> Exercise brief
From the data that follows, copy every line holding the string "this".

> Extracted records
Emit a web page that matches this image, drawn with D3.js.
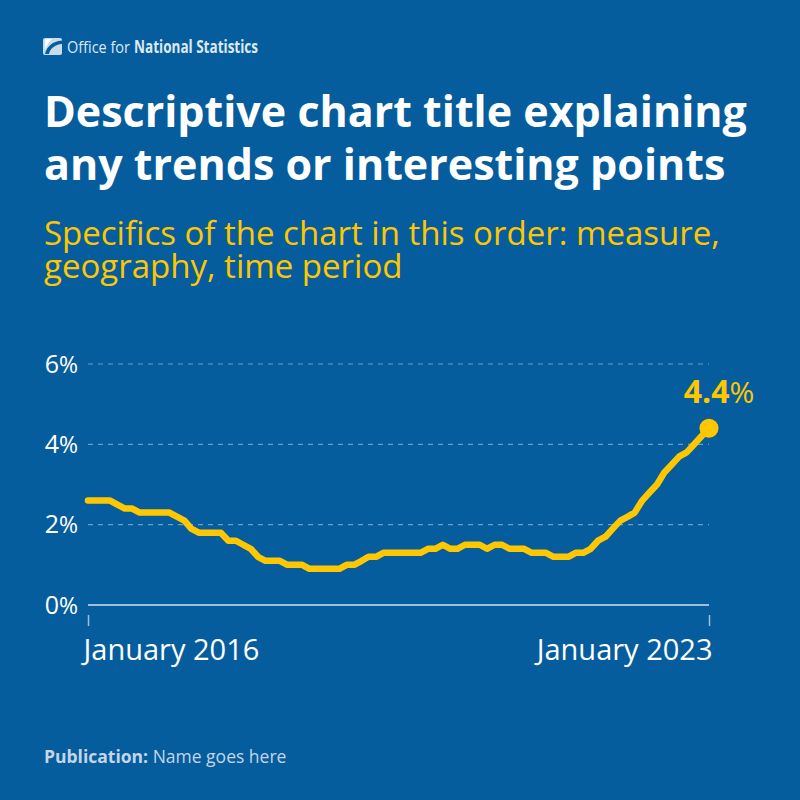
...
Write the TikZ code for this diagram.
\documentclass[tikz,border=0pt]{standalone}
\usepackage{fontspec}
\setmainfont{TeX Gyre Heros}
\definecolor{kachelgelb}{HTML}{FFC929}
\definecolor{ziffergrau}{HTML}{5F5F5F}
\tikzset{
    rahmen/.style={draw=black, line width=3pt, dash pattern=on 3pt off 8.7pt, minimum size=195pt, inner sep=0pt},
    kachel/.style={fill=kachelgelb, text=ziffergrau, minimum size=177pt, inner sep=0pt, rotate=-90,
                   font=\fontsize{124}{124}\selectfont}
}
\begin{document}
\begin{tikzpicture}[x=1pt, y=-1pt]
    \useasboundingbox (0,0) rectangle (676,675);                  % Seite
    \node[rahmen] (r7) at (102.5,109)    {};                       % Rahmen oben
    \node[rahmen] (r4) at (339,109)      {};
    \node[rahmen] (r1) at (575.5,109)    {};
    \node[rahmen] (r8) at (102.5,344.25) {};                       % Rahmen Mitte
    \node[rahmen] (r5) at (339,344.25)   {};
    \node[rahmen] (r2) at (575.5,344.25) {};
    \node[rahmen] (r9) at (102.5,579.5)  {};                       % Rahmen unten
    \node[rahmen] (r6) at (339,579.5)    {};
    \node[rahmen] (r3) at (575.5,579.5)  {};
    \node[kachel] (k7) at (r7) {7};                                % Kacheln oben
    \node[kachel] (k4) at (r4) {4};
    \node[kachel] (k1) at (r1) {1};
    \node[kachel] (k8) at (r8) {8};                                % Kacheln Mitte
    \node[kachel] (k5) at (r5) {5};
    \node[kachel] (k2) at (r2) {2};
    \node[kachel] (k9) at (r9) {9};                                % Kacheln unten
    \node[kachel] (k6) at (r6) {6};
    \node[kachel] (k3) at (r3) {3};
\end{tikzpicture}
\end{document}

> Task solution
Emit a web page that matches this image, drawn with D3.js.
Write the TikZ code for this diagram.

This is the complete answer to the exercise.